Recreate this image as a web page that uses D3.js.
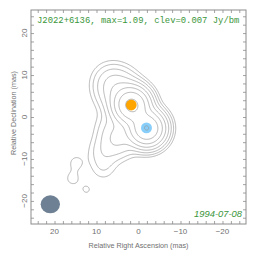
<!DOCTYPE html>
<html>
<head>
<meta charset="utf-8">
<script src="https://cdn.jsdelivr.net/npm/d3@7"></script>
<style>
  body { margin: 0; background: #fff; }
  svg { display: block; }
</style>
</head>
<body>
<script>
const width = 264;
const height = 262;
const margin = { top: 10, right: 18, bottom: 38, left: 31 };

const titleText = "J2022+6136, max=1.09, clev=0.007 Jy/bm";
const epoch = "1994-07-08";

// contour levels: clev * 2^n
const levels = [0.007, 0.014, 0.028, 0.056, 0.112, 0.224, 0.448, 0.896];

// image-plane gaussian components (mas, Jy/bm)
const compX = [1.7, -1.9, 5.0, 7.0, 6.5, 5.0, 8.5, 8.5, 15.0, 15.8, 12.5];
const compY = [2.9, -2.6, 6.5, 9.0, -1.5, -5.0, -8.5, -12.2, -10.8, -14.6, -17.2];
const compAmp = [1.07, 0.905, 0.09, 0.02, 0.012, 0.06, 0.018, 0.01, 0.0092, 0.0092, 0.0078];
const compSig = [2.2, 2.2, 2.8, 2.5, 2.5, 2.6, 2.3, 2.0, 1.5, 1.5, 1.3];

// model components drawn as circles
const markX = [1.74, -1.9];
const markY = [2.86, -2.6];
const markColor = ["#ffa500", "#87cefa"];

// beam
const beam = { x: 21, y: -20.8, major: 4.6, minor: 4.3 };

const xTicks = [20, 10, 0, -10, -20];
const yTicks = [20, 10, 0, -10, -20];

const svg = d3.select("body").append("svg")
    .attr("width", width)
    .attr("height", height);

let x = d3.scaleLinear([25.6, -25.6], [margin.left, width - margin.right]);
let y = d3.scaleLinear([-25.5, 25.5], [height - margin.bottom, margin.top]);

// build grid of summed gaussians
const step = 0.2;
const x0 = 25.6, y0 = 25.5;
const nx = Math.round(51.2 / step) + 1;
const ny = Math.round(51 / step) + 1;
const values = new Float64Array(nx * ny);
for (let j = 0; j < ny; j++) {
    const yy = y0 - j * step;
    for (let i = 0; i < nx; i++) {
        const xx = x0 - i * step;
        let v = 0;
        for (let k = 0; k < compX.length; k++) {
            const dx = xx - compX[k], dy = yy - compY[k];
            v += compAmp[k] * Math.exp(-(dx * dx + dy * dy) / (2 * compSig[k] * compSig[k]));
        }
        values[j * nx + i] = v;
    }
}

const contours = d3.contours().size([nx, ny]).thresholds(levels)(values);

const proj = d3.geoTransform({
    point: function (px, py) {
        this.stream.point(x(x0 - px * step), y(y0 - py * step));
    }
});

svg.append("clipPath").attr("id", "plotclip")
    .append("rect")
    .attr("x", x.range()[0]).attr("y", y.range()[1])
    .attr("width", x.range()[1] - x.range()[0])
    .attr("height", y.range()[0] - y.range()[1]);

// model components
svg.append("g")
    .selectAll("circle")
    .data(markX)
    .join("circle")
    .attr("cx", d => x(d))
    .attr("cy", (d, i) => y(markY[i]))
    .attr("r", x(0) - x(1.3))
    .attr("fill", (d, i) => markColor[i]);

svg.append("g")
    .attr("clip-path", "url(#plotclip)")
    .attr("fill", "none")
    .attr("stroke", "#999")
    .attr("stroke-width", 0.7)
    .selectAll("path")
    .data(contours)
    .join("path")
    .attr("d", d3.geoPath(proj));

// beam
svg.append("ellipse")
    .attr("cx", x(beam.x))
    .attr("cy", y(beam.y))
    .attr("rx", (x(0) - x(beam.major)) / 2)
    .attr("ry", (y(0) - y(beam.minor)) / 2)
    .attr("fill", "#6e8093");

// frame and ticks
const frameColor = "#8c8c8c";
const minor = d3.range(-24, 25, 2);

function ticks(g, scale, orient) {
    g.call(orient(scale).tickValues(minor).tickSize(-3).tickFormat(""))
        .call(g => g.select(".domain").remove())
        .call(g => g.selectAll("line").attr("stroke", frameColor).attr("stroke-width", 0.8));
}

svg.append("g").attr("transform", `translate(0,${y.range()[0]})`).call(g => ticks(g, x, d3.axisBottom));
svg.append("g").attr("transform", `translate(0,${y.range()[1]})`).call(g => ticks(g, x, d3.axisTop));
svg.append("g").attr("transform", `translate(${x.range()[0]},0)`).call(g => ticks(g, y, d3.axisLeft));
svg.append("g").attr("transform", `translate(${x.range()[1]},0)`).call(g => ticks(g, y, d3.axisRight));

svg.append("rect")
    .attr("x", x.range()[0]).attr("y", y.range()[1])
    .attr("width", x.range()[1] - x.range()[0])
    .attr("height", y.range()[0] - y.range()[1])
    .attr("fill", "none")
    .attr("stroke", frameColor)
    .attr("stroke-width", 1);

const labelFont = "Liberation Sans, Arial, sans-serif";
const labelColor = "#707070";

// tick labels
svg.append("g")
    .selectAll("text")
    .data(xTicks)
    .join("text")
    .attr("x", d => x(d))
    .attr("y", y.range()[0] + 10)
    .attr("text-anchor", "middle")
    .attr("font-family", labelFont)
    .attr("font-size", 8)
    .attr("fill", labelColor)
    .text(d => d < 0 ? "\u2212" + Math.abs(d) : d);

svg.append("g")
    .selectAll("text")
    .data(yTicks)
    .join("text")
    .attr("transform", d => `translate(${x.range()[0] - 4},${y(d)}) rotate(-90)`)
    .attr("text-anchor", "middle")
    .attr("font-family", labelFont)
    .attr("font-size", 8)
    .attr("fill", labelColor)
    .text(d => d < 0 ? "\u2212" + Math.abs(d) : d);

// axis titles
svg.append("text")
    .attr("x", x(0))
    .attr("y", 248)
    .attr("text-anchor", "middle")
    .attr("font-family", labelFont)
    .attr("font-size", 7.2)
    .attr("fill", labelColor)
    .text("Relative Right Ascension (mas)");

svg.append("text")
    .attr("transform", `translate(16,${y(0) - 4}) rotate(-90)`)
    .attr("text-anchor", "middle")
    .attr("font-family", labelFont)
    .attr("font-size", 7.2)
    .attr("fill", labelColor)
    .text("Relative Declination (mas)");

// title and epoch
svg.append("text")
    .attr("x", 37)
    .attr("y", 22.5)
    .attr("font-family", "Liberation Mono, Courier New, monospace")
    .attr("font-size", 8.9)
    .attr("fill", "#3a963a")
    .text(titleText);

svg.append("text")
    .attr("x", 242)
    .attr("y", 217)
    .attr("text-anchor", "end")
    .attr("font-family", labelFont)
    .attr("font-style", "italic")
    .attr("font-size", 9.4)
    .attr("fill", "#3a963a")
    .text(epoch);
</script>
</body>
</html>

====

**JOB**
Except for the pictures, copy the material above exactly.

**THE COMPLETED TASK**
Recreate this image as a web page that uses D3.js.
<!DOCTYPE html>
<html>
<head>
<meta charset="utf-8">
<script src="https://cdn.jsdelivr.net/npm/d3@7"></script>
<style>
  body { margin: 0; background: #fff; }
  svg { display: block; }
</style>
</head>
<body>
<script>
const width = 264;
const height = 262;
const margin = { top: 10, right: 18, bottom: 38, left: 31 };

const titleText = "J2022+6136, max=1.09, clev=0.007 Jy/bm";
const epoch = "1994-07-08";

// contour levels: clev * 2^n
const levels = [0.007, 0.014, 0.028, 0.056, 0.112, 0.224, 0.448, 0.896];

// image-plane gaussian components (mas, Jy/bm)
const compX = [1.7, -1.9, 5.0, 7.0, 6.5, 5.0, 8.5, 8.5, 15.0, 15.8, 12.5];
const compY = [2.9, -2.6, 6.5, 9.0, -1.5, -5.0, -8.5, -12.2, -10.8, -14.6, -17.2];
const compAmp = [1.07, 0.905, 0.09, 0.02, 0.012, 0.06, 0.018, 0.01, 0.0092, 0.0092, 0.0078];
const compSig = [2.2, 2.2, 2.8, 2.5, 2.5, 2.6, 2.3, 2.0, 1.5, 1.5, 1.3];

// model components drawn as circles
const markX = [1.74, -1.9];
const markY = [2.86, -2.6];
const markColor = ["#ffa500", "#87cefa"];

// beam
const beam = { x: 21, y: -20.8, major: 4.6, minor: 4.3 };

const xTicks = [20, 10, 0, -10, -20];
const yTicks = [20, 10, 0, -10, -20];

const svg = d3.select("body").append("svg")
    .attr("width", width)
    .attr("height", height);

let x = d3.scaleLinear([25.6, -25.6], [margin.left, width - margin.right]);
let y = d3.scaleLinear([-25.5, 25.5], [height - margin.bottom, margin.top]);

// build grid of summed gaussians
const step = 0.2;
const x0 = 25.6, y0 = 25.5;
const nx = Math.round(51.2 / step) + 1;
const ny = Math.round(51 / step) + 1;
const values = new Float64Array(nx * ny);
for (let j = 0; j < ny; j++) {
    const yy = y0 - j * step;
    for (let i = 0; i < nx; i++) {
        const xx = x0 - i * step;
        let v = 0;
        for (let k = 0; k < compX.length; k++) {
            const dx = xx - compX[k], dy = yy - compY[k];
            v += compAmp[k] * Math.exp(-(dx * dx + dy * dy) / (2 * compSig[k] * compSig[k]));
        }
        values[j * nx + i] = v;
    }
}

const contours = d3.contours().size([nx, ny]).thresholds(levels)(values);

const proj = d3.geoTransform({
    point: function (px, py) {
        this.stream.point(x(x0 - px * step), y(y0 - py * step));
    }
});

svg.append("clipPath").attr("id", "plotclip")
    .append("rect")
    .attr("x", x.range()[0]).attr("y", y.range()[1])
    .attr("width", x.range()[1] - x.range()[0])
    .attr("height", y.range()[0] - y.range()[1]);

// model components
svg.append("g")
    .selectAll("circle")
    .data(markX)
    .join("circle")
    .attr("cx", d => x(d))
    .attr("cy", (d, i) => y(markY[i]))
    .attr("r", x(0) - x(1.3))
    .attr("fill", (d, i) => markColor[i]);

svg.append("g")
    .attr("clip-path", "url(#plotclip)")
    .attr("fill", "none")
    .attr("stroke", "#999")
    .attr("stroke-width", 0.7)
    .selectAll("path")
    .data(contours)
    .join("path")
    .attr("d", d3.geoPath(proj));

// beam
svg.append("ellipse")
    .attr("cx", x(beam.x))
    .attr("cy", y(beam.y))
    .attr("rx", (x(0) - x(beam.major)) / 2)
    .attr("ry", (y(0) - y(beam.minor)) / 2)
    .attr("fill", "#6e8093");

// frame and ticks
const frameColor = "#8c8c8c";
const minor = d3.range(-24, 25, 2);

function ticks(g, scale, orient) {
    g.call(orient(scale).tickValues(minor).tickSize(-3).tickFormat(""))
        .call(g => g.select(".domain").remove())
        .call(g => g.selectAll("line").attr("stroke", frameColor).attr("stroke-width", 0.8));
}

svg.append("g").attr("transform", `translate(0,${y.range()[0]})`).call(g => ticks(g, x, d3.axisBottom));
svg.append("g").attr("transform", `translate(0,${y.range()[1]})`).call(g => ticks(g, x, d3.axisTop));
svg.append("g").attr("transform", `translate(${x.range()[0]},0)`).call(g => ticks(g, y, d3.axisLeft));
svg.append("g").attr("transform", `translate(${x.range()[1]},0)`).call(g => ticks(g, y, d3.axisRight));

svg.append("rect")
    .attr("x", x.range()[0]).attr("y", y.range()[1])
    .attr("width", x.range()[1] - x.range()[0])
    .attr("height", y.range()[0] - y.range()[1])
    .attr("fill", "none")
    .attr("stroke", frameColor)
    .attr("stroke-width", 1);

const labelFont = "Liberation Sans, Arial, sans-serif";
const labelColor = "#707070";

// tick labels
svg.append("g")
    .selectAll("text")
    .data(xTicks)
    .join("text")
    .attr("x", d => x(d))
    .attr("y", y.range()[0] + 10)
    .attr("text-anchor", "middle")
    .attr("font-family", labelFont)
    .attr("font-size", 8)
    .attr("fill", labelColor)
    .text(d => d < 0 ? "\u2212" + Math.abs(d) : d);

svg.append("g")
    .selectAll("text")
    .data(yTicks)
    .join("text")
    .attr("transform", d => `translate(${x.range()[0] - 4},${y(d)}) rotate(-90)`)
    .attr("text-anchor", "middle")
    .attr("font-family", labelFont)
    .attr("font-size", 8)
    .attr("fill", labelColor)
    .text(d => d < 0 ? "\u2212" + Math.abs(d) : d);

// axis titles
svg.append("text")
    .attr("x", x(0))
    .attr("y", 248)
    .attr("text-anchor", "middle")
    .attr("font-family", labelFont)
    .attr("font-size", 7.2)
    .attr("fill", labelColor)
    .text("Relative Right Ascension (mas)");

svg.append("text")
    .attr("transform", `translate(16,${y(0) - 4}) rotate(-90)`)
    .attr("text-anchor", "middle")
    .attr("font-family", labelFont)
    .attr("font-size", 7.2)
    .attr("fill", labelColor)
    .text("Relative Declination (mas)");

// title and epoch
svg.append("text")
    .attr("x", 37)
    .attr("y", 22.5)
    .attr("font-family", "Liberation Mono, Courier New, monospace")
    .attr("font-size", 8.9)
    .attr("fill", "#3a963a")
    .text(titleText);

svg.append("text")
    .attr("x", 242)
    .attr("y", 217)
    .attr("text-anchor", "end")
    .attr("font-family", labelFont)
    .attr("font-style", "italic")
    .attr("font-size", 9.4)
    .attr("fill", "#3a963a")
    .text(epoch);
</script>
</body>
</html>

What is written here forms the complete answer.